By turning my eyes to them, I took my name and my face back from the people who had tried to tarnish them, and I handed them back to the ancestors who had actually built them. I realized that the people who targeted me were looking at a single, passing rainstorm. But my foundation? It was massive, ancient, and completely unshakeable. They tried to break me, but they didn’t realize my roots go all the way back to the resilient heart of Ulster.
Holding these names up proudly today is my ultimate act of defiance, but more than that, it is my ultimate act of love. The bitterness and defense that used to fuel me have completely melted away. I don’t carry the names Powell, Patterson, Turner, Payton, and Crawley to prove a point to those who hurt me; I carry them to honor the ones who made me.
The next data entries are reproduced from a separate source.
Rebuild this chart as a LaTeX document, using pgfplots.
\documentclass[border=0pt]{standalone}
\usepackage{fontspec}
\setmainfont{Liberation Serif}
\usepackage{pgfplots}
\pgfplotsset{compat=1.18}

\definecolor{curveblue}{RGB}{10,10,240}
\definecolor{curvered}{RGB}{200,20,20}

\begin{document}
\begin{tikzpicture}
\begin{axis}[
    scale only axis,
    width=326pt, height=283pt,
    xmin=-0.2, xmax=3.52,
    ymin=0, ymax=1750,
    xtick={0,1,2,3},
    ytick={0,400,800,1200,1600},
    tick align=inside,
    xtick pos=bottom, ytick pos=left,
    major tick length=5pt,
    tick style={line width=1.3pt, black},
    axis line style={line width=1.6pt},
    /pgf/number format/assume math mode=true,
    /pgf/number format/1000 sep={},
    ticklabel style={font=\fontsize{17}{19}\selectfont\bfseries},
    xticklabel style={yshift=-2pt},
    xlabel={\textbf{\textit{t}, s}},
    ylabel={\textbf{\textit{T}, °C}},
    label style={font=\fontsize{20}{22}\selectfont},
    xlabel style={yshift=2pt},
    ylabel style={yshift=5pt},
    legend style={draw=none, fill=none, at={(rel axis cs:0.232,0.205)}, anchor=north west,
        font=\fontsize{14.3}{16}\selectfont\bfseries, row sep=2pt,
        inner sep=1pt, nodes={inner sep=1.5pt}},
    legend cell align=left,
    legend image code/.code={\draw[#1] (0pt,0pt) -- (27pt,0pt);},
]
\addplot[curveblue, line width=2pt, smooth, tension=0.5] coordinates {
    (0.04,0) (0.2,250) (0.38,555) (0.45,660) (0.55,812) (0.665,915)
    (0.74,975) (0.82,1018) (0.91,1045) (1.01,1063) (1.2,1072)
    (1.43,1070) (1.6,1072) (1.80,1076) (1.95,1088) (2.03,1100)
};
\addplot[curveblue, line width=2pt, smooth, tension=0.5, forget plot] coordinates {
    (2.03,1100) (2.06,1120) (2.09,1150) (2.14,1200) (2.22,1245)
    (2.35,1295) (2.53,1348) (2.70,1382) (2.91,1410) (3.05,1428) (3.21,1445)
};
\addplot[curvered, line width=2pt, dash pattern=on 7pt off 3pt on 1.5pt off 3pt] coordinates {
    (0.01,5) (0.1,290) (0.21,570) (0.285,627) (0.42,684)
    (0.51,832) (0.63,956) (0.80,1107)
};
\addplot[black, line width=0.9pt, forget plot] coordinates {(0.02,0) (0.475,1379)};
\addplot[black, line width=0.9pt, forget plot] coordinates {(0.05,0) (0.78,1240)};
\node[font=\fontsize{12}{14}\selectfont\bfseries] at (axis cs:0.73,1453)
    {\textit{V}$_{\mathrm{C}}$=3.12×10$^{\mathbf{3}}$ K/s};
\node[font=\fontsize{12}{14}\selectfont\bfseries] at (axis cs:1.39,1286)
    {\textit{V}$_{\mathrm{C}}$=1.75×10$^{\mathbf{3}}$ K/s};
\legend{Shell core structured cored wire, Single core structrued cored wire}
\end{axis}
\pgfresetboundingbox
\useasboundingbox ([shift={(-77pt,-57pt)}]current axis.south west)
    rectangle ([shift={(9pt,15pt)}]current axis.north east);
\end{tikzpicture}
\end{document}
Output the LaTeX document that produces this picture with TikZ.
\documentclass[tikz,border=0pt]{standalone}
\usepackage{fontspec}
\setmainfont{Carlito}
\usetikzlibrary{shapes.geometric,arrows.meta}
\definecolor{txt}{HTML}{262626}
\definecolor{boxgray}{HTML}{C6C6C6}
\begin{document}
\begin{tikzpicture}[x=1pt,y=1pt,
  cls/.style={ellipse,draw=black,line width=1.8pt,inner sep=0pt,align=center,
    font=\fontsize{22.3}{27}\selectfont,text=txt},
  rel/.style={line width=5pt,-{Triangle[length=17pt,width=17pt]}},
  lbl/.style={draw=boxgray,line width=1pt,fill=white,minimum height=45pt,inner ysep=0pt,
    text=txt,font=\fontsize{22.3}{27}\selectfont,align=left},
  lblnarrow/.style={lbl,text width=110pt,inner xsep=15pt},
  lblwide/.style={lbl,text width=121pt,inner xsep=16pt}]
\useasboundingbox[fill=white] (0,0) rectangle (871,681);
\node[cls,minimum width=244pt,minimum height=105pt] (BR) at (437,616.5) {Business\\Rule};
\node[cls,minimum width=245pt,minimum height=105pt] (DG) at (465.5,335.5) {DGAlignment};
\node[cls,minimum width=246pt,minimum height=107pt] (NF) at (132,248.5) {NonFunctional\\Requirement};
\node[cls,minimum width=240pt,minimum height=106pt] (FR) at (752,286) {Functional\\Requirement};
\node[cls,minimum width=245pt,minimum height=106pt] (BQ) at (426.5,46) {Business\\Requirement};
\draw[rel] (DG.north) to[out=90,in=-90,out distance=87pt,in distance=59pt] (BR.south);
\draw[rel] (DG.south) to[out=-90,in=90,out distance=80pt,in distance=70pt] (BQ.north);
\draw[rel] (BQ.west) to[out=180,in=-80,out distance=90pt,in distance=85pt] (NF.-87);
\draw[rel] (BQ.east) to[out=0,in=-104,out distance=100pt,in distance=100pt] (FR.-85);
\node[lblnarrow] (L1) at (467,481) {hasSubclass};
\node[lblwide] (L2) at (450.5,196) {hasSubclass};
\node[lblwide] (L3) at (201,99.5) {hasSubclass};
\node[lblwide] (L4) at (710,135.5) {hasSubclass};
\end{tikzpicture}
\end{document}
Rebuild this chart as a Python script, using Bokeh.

They survived their own hard seasons so that I could thrive in mine. They walked through migration, uncertainty, sickness, and war, holding onto hope so that one day, a grandmother down the line could sit in a safe room and tell their stories. To carry their names and their faces with anything less than ambition, joy, and unconditional love would be a disservice to the sacrifices they made.
The secret wish to change my name is gone, replaced by a fierce gratitude that I held on.
So, I write their names with a bold pen. I speak them with a clear voice. I carry my heritage like a badge of absolute honor. The mud has long since washed away, carried off by the steady, unstoppable river of time. What remains behind is the gold of an unbroken lineage, a proud Ulster Scot heritage, and a woman who finally knows exactly who she is.